**EXERCISE OBJECTIVE:**
Start at the line containing "What Bokeh code", stop at the line containing "size=14, fill_color=RED, line_color=RED)", and please reproduce every line in between, both ends included, without pictures.
#####
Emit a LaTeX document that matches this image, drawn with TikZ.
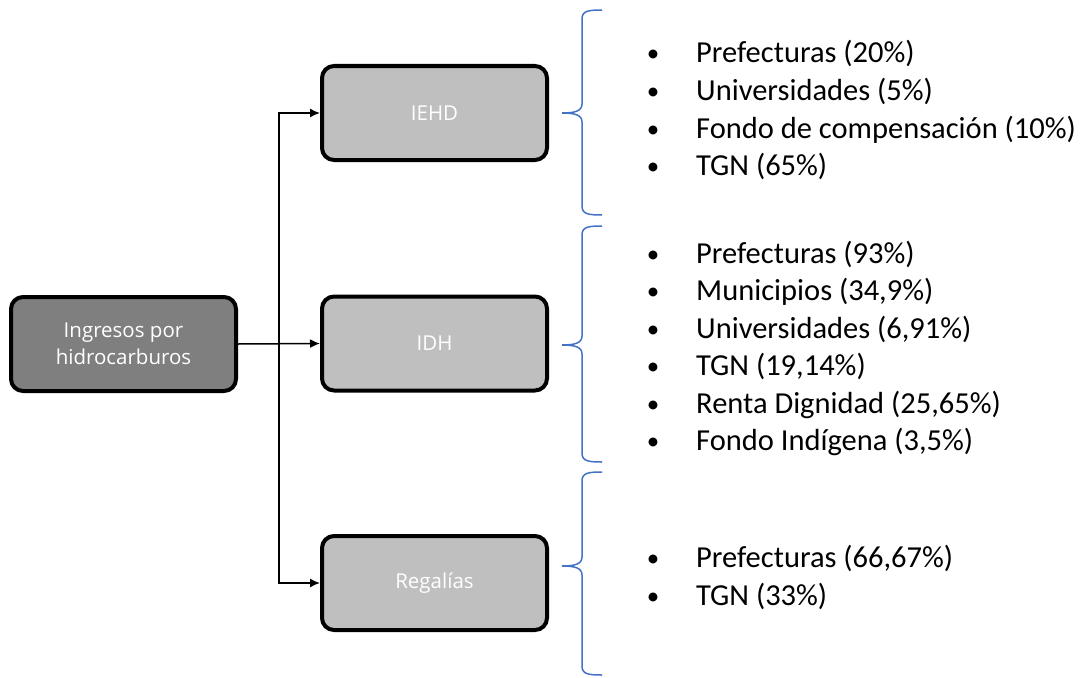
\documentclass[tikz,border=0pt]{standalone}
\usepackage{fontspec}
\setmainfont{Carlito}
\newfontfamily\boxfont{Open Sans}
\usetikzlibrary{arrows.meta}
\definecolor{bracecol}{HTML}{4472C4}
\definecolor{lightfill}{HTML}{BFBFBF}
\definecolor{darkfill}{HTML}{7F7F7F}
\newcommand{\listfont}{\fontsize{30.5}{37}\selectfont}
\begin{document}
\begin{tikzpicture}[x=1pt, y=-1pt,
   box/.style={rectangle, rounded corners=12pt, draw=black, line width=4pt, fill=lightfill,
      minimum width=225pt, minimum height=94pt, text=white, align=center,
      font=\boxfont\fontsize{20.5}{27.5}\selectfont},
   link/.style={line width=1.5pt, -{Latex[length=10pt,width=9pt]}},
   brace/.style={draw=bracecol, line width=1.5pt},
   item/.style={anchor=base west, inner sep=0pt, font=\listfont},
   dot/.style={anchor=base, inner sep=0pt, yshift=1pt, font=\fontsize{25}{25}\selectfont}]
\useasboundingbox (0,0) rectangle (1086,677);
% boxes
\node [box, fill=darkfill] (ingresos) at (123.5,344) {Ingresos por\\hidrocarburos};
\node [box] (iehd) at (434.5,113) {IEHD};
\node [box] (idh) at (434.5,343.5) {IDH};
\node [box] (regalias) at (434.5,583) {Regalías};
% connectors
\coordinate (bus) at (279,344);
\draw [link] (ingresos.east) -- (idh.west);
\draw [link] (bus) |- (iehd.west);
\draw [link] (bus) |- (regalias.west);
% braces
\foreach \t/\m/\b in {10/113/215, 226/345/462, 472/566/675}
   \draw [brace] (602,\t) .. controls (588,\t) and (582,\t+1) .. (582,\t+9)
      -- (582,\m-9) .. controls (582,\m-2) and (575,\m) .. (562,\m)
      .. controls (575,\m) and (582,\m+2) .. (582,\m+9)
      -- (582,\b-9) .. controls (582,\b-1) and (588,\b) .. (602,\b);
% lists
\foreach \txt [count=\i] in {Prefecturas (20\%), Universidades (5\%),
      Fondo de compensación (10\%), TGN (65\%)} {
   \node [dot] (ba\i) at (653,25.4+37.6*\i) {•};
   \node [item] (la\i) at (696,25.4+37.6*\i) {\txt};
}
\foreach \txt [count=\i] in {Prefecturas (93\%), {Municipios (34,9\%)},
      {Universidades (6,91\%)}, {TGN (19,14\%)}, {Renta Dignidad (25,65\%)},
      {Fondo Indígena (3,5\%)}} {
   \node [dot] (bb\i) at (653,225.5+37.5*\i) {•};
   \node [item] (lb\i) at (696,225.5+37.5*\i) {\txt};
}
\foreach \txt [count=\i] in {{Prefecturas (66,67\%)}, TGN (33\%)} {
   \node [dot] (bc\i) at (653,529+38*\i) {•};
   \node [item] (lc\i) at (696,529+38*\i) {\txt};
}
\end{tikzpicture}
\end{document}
#####
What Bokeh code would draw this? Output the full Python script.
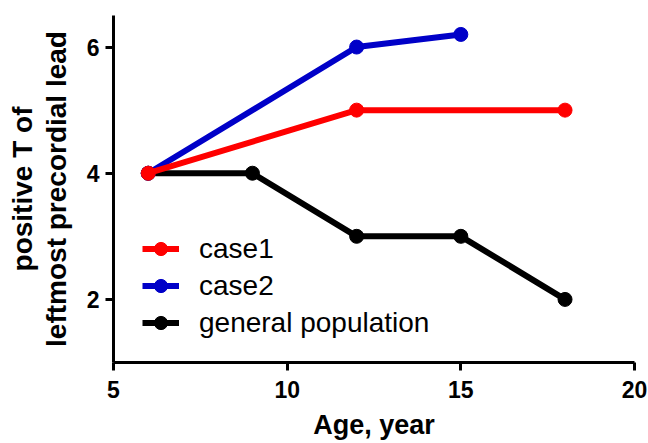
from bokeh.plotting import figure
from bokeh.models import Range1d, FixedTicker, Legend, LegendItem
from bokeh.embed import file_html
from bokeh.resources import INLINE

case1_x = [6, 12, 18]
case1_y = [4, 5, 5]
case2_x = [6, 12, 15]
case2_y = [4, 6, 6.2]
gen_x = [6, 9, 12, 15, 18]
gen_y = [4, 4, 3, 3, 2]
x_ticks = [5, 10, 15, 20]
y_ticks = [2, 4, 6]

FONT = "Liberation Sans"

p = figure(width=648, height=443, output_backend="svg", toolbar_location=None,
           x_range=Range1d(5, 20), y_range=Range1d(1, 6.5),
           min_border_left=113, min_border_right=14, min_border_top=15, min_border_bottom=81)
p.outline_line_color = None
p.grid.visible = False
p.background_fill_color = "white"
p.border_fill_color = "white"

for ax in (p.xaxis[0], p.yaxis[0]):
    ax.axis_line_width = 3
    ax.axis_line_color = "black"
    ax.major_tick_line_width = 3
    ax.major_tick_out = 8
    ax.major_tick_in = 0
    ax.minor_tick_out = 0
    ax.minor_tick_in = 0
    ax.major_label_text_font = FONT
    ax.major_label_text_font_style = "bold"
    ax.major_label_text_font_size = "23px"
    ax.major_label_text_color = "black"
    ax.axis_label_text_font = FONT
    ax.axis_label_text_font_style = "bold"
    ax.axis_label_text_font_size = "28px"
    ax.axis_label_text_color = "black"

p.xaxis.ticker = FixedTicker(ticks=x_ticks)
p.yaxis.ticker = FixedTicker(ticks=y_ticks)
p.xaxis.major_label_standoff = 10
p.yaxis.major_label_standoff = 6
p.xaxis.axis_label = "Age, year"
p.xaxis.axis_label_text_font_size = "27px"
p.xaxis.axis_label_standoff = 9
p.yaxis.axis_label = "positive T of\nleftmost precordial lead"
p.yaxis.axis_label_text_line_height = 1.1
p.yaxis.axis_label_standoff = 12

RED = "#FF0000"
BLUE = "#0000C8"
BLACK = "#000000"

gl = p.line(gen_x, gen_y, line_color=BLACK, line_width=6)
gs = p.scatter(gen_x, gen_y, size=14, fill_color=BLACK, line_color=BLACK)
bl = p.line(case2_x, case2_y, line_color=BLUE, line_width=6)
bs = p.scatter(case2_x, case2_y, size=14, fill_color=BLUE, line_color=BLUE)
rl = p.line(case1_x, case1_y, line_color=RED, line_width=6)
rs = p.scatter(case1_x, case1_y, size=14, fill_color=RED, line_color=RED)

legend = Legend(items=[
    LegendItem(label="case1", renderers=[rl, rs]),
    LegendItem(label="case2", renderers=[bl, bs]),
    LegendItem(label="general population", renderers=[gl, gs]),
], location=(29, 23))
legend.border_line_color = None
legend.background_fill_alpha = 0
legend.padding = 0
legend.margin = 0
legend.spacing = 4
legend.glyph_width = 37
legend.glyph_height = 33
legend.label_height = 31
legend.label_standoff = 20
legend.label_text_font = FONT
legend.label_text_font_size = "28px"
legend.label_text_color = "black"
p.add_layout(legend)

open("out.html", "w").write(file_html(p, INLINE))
#####
**COMPLETED EXERCISE:**
What Bokeh code would draw this? Output the full Python script.
from bokeh.plotting import figure
from bokeh.models import Range1d, FixedTicker, Legend, LegendItem
from bokeh.embed import file_html
from bokeh.resources import INLINE

case1_x = [6, 12, 18]
case1_y = [4, 5, 5]
case2_x = [6, 12, 15]
case2_y = [4, 6, 6.2]
gen_x = [6, 9, 12, 15, 18]
gen_y = [4, 4, 3, 3, 2]
x_ticks = [5, 10, 15, 20]
y_ticks = [2, 4, 6]

FONT = "Liberation Sans"

p = figure(width=648, height=443, output_backend="svg", toolbar_location=None,
           x_range=Range1d(5, 20), y_range=Range1d(1, 6.5),
           min_border_left=113, min_border_right=14, min_border_top=15, min_border_bottom=81)
p.outline_line_color = None
p.grid.visible = False
p.background_fill_color = "white"
p.border_fill_color = "white"

for ax in (p.xaxis[0], p.yaxis[0]):
    ax.axis_line_width = 3
    ax.axis_line_color = "black"
    ax.major_tick_line_width = 3
    ax.major_tick_out = 8
    ax.major_tick_in = 0
    ax.minor_tick_out = 0
    ax.minor_tick_in = 0
    ax.major_label_text_font = FONT
    ax.major_label_text_font_style = "bold"
    ax.major_label_text_font_size = "23px"
    ax.major_label_text_color = "black"
    ax.axis_label_text_font = FONT
    ax.axis_label_text_font_style = "bold"
    ax.axis_label_text_font_size = "28px"
    ax.axis_label_text_color = "black"

p.xaxis.ticker = FixedTicker(ticks=x_ticks)
p.yaxis.ticker = FixedTicker(ticks=y_ticks)
p.xaxis.major_label_standoff = 10
p.yaxis.major_label_standoff = 6
p.xaxis.axis_label = "Age, year"
p.xaxis.axis_label_text_font_size = "27px"
p.xaxis.axis_label_standoff = 9
p.yaxis.axis_label = "positive T of\nleftmost precordial lead"
p.yaxis.axis_label_text_line_height = 1.1
p.yaxis.axis_label_standoff = 12

RED = "#FF0000"
BLUE = "#0000C8"
BLACK = "#000000"

gl = p.line(gen_x, gen_y, line_color=BLACK, line_width=6)
gs = p.scatter(gen_x, gen_y, size=14, fill_color=BLACK, line_color=BLACK)
bl = p.line(case2_x, case2_y, line_color=BLUE, line_width=6)
bs = p.scatter(case2_x, case2_y, size=14, fill_color=BLUE, line_color=BLUE)
rl = p.line(case1_x, case1_y, line_color=RED, line_width=6)
rs = p.scatter(case1_x, case1_y, size=14, fill_color=RED, line_color=RED)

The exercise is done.